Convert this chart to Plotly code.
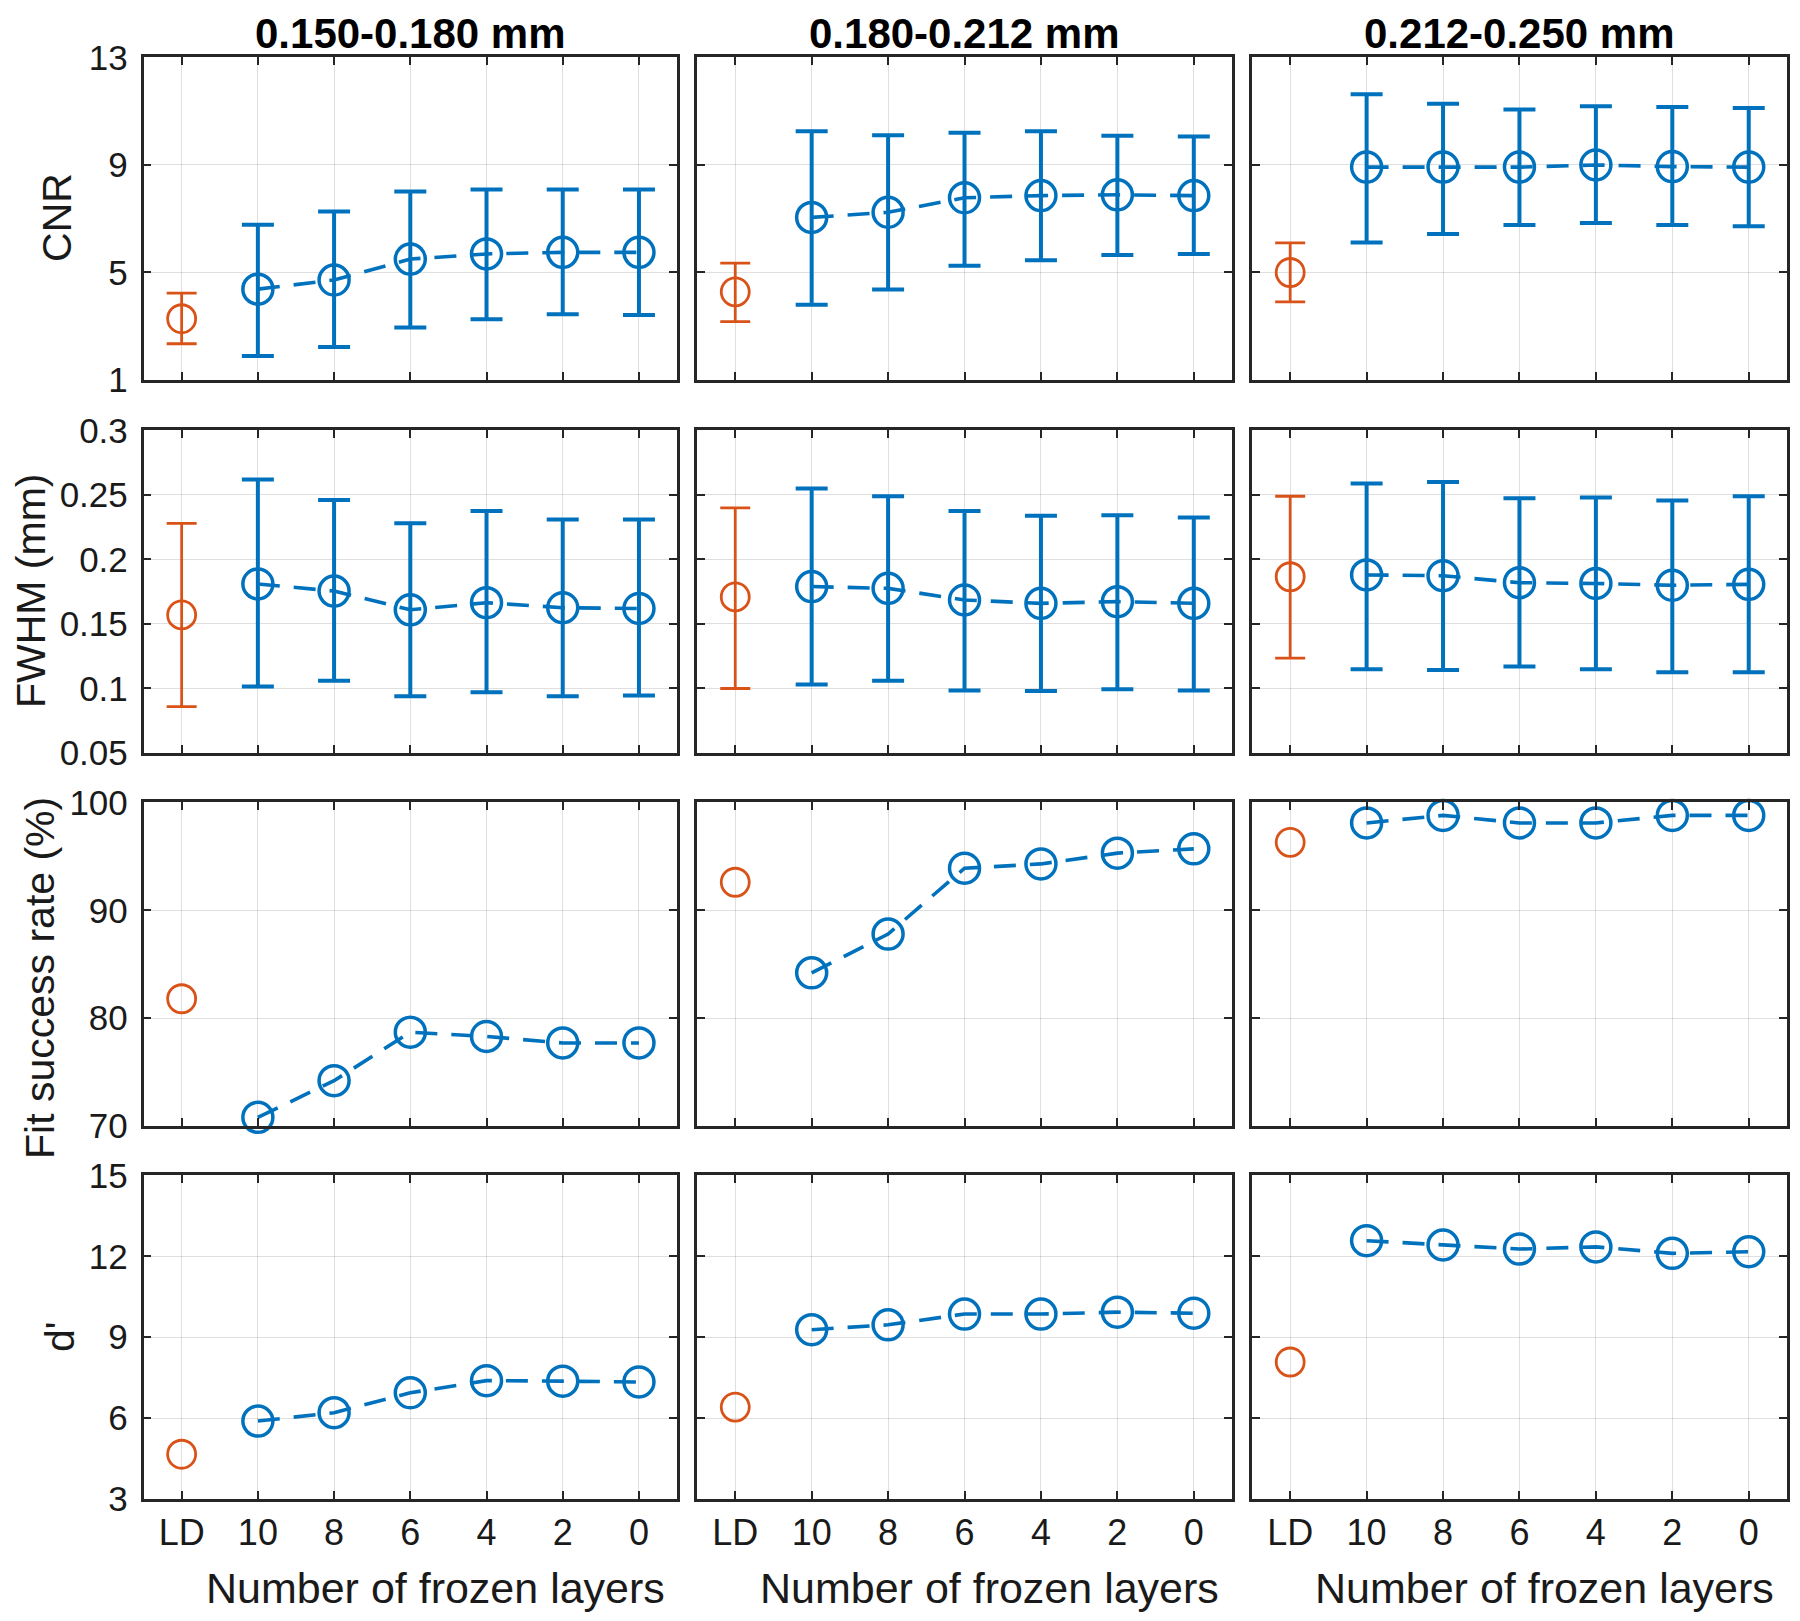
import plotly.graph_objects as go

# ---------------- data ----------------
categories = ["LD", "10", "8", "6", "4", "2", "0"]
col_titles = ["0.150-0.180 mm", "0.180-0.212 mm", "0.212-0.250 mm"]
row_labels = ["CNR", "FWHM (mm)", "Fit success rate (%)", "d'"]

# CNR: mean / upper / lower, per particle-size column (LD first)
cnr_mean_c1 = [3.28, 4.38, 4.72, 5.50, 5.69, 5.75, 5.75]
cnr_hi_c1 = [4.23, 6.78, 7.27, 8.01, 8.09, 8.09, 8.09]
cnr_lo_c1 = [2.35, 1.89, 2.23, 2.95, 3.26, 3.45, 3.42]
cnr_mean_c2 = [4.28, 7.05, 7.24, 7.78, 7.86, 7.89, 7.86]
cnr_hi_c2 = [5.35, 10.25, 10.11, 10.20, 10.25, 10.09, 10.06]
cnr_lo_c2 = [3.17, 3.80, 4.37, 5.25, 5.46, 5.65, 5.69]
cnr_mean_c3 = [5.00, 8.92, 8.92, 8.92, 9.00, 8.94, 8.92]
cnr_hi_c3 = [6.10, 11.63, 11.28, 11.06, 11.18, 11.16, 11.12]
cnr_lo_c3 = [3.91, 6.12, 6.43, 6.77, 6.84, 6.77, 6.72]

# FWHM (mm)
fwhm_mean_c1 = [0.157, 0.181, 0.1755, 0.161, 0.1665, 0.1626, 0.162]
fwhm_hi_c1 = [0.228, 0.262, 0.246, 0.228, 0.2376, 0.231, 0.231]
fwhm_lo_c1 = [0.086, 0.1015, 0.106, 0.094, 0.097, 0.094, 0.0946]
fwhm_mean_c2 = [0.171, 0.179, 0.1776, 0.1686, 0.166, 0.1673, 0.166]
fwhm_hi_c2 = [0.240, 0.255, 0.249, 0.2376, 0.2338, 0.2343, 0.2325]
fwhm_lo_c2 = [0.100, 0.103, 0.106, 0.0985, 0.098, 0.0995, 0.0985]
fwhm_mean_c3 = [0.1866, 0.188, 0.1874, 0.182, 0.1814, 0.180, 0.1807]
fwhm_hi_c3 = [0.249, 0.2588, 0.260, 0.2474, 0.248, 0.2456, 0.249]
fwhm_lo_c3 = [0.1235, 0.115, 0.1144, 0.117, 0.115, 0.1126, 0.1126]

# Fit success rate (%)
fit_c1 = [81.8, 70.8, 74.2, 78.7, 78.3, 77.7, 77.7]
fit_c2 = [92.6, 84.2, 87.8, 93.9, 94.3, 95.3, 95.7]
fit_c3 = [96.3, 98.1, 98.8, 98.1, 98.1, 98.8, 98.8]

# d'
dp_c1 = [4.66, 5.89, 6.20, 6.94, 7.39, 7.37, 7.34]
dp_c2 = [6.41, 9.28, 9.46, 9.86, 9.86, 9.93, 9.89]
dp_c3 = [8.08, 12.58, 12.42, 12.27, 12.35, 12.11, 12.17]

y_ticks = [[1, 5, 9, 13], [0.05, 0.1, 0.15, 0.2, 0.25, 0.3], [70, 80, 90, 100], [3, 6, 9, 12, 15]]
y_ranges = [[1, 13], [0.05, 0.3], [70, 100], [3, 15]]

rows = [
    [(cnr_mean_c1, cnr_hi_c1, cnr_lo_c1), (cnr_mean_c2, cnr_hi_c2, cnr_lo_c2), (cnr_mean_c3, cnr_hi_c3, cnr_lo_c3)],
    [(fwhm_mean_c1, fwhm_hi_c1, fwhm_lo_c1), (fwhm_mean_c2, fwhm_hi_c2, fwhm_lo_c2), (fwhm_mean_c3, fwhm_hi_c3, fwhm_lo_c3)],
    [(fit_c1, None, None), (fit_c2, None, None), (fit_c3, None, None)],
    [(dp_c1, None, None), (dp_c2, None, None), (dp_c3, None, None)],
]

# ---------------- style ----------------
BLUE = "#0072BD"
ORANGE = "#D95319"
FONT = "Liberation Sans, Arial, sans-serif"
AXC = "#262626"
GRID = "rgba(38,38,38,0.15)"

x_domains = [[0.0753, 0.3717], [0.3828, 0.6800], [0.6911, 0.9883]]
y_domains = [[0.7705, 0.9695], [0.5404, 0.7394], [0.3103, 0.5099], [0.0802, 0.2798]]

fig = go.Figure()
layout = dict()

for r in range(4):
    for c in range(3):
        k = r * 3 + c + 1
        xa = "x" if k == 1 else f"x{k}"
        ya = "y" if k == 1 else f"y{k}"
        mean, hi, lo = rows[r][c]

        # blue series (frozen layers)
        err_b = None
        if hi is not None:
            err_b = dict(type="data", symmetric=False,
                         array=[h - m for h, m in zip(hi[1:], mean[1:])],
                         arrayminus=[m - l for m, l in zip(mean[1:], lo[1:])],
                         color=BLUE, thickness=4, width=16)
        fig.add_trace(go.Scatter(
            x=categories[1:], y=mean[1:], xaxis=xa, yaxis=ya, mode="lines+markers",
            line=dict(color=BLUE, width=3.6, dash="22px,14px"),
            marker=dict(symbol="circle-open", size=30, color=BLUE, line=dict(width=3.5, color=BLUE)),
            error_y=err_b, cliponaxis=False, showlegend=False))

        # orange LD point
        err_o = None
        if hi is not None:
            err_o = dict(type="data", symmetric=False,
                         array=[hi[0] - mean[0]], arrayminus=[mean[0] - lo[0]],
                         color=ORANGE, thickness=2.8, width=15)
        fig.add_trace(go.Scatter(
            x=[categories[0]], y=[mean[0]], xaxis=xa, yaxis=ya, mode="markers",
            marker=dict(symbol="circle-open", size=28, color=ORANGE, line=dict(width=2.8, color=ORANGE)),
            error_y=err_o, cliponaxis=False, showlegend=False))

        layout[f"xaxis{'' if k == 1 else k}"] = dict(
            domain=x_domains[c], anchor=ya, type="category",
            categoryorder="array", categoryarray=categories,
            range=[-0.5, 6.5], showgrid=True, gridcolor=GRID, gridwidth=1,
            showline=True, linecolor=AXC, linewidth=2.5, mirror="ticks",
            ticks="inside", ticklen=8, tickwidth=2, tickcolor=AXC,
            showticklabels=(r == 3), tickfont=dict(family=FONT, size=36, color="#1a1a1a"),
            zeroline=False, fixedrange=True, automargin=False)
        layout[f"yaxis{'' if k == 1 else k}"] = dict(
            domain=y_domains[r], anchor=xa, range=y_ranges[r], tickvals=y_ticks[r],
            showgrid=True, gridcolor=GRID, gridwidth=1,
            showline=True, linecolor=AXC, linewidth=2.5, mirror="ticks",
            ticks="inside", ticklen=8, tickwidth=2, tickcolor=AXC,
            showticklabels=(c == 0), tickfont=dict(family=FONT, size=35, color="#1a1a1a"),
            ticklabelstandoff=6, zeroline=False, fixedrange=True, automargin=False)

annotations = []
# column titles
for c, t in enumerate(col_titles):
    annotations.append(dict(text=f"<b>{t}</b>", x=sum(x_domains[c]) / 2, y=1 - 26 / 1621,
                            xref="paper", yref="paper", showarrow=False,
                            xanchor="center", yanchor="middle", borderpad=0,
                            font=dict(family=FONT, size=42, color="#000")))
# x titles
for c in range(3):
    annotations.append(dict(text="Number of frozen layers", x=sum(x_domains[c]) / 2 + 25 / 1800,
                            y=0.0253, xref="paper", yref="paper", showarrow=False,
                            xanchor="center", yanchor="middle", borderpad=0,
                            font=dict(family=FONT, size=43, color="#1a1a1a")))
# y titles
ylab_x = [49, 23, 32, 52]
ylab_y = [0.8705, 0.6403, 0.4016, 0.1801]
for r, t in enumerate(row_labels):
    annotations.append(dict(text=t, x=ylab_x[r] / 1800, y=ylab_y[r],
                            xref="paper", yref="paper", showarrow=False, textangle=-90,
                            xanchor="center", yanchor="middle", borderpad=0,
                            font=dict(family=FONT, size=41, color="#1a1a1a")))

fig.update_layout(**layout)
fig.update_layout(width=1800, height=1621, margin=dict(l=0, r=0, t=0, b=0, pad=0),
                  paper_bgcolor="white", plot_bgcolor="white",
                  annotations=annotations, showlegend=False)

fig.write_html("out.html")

------------------------------------

Transcribe the opening line of the listing above, please, and every line after it through the line with "y_ranges = [[1, 13], [0.05, 0.3], [70, 100], [3, 15]]", word for word, without pictures.

Convert this chart to Plotly code.
import plotly.graph_objects as go

# ---------------- data ----------------
categories = ["LD", "10", "8", "6", "4", "2", "0"]
col_titles = ["0.150-0.180 mm", "0.180-0.212 mm", "0.212-0.250 mm"]
row_labels = ["CNR", "FWHM (mm)", "Fit success rate (%)", "d'"]

# CNR: mean / upper / lower, per particle-size column (LD first)
cnr_mean_c1 = [3.28, 4.38, 4.72, 5.50, 5.69, 5.75, 5.75]
cnr_hi_c1 = [4.23, 6.78, 7.27, 8.01, 8.09, 8.09, 8.09]
cnr_lo_c1 = [2.35, 1.89, 2.23, 2.95, 3.26, 3.45, 3.42]
cnr_mean_c2 = [4.28, 7.05, 7.24, 7.78, 7.86, 7.89, 7.86]
cnr_hi_c2 = [5.35, 10.25, 10.11, 10.20, 10.25, 10.09, 10.06]
cnr_lo_c2 = [3.17, 3.80, 4.37, 5.25, 5.46, 5.65, 5.69]
cnr_mean_c3 = [5.00, 8.92, 8.92, 8.92, 9.00, 8.94, 8.92]
cnr_hi_c3 = [6.10, 11.63, 11.28, 11.06, 11.18, 11.16, 11.12]
cnr_lo_c3 = [3.91, 6.12, 6.43, 6.77, 6.84, 6.77, 6.72]

# FWHM (mm)
fwhm_mean_c1 = [0.157, 0.181, 0.1755, 0.161, 0.1665, 0.1626, 0.162]
fwhm_hi_c1 = [0.228, 0.262, 0.246, 0.228, 0.2376, 0.231, 0.231]
fwhm_lo_c1 = [0.086, 0.1015, 0.106, 0.094, 0.097, 0.094, 0.0946]
fwhm_mean_c2 = [0.171, 0.179, 0.1776, 0.1686, 0.166, 0.1673, 0.166]
fwhm_hi_c2 = [0.240, 0.255, 0.249, 0.2376, 0.2338, 0.2343, 0.2325]
fwhm_lo_c2 = [0.100, 0.103, 0.106, 0.0985, 0.098, 0.0995, 0.0985]
fwhm_mean_c3 = [0.1866, 0.188, 0.1874, 0.182, 0.1814, 0.180, 0.1807]
fwhm_hi_c3 = [0.249, 0.2588, 0.260, 0.2474, 0.248, 0.2456, 0.249]
fwhm_lo_c3 = [0.1235, 0.115, 0.1144, 0.117, 0.115, 0.1126, 0.1126]

# Fit success rate (%)
fit_c1 = [81.8, 70.8, 74.2, 78.7, 78.3, 77.7, 77.7]
fit_c2 = [92.6, 84.2, 87.8, 93.9, 94.3, 95.3, 95.7]
fit_c3 = [96.3, 98.1, 98.8, 98.1, 98.1, 98.8, 98.8]

# d'
dp_c1 = [4.66, 5.89, 6.20, 6.94, 7.39, 7.37, 7.34]
dp_c2 = [6.41, 9.28, 9.46, 9.86, 9.86, 9.93, 9.89]
dp_c3 = [8.08, 12.58, 12.42, 12.27, 12.35, 12.11, 12.17]

y_ticks = [[1, 5, 9, 13], [0.05, 0.1, 0.15, 0.2, 0.25, 0.3], [70, 80, 90, 100], [3, 6, 9, 12, 15]]
y_ranges = [[1, 13], [0.05, 0.3], [70, 100], [3, 15]]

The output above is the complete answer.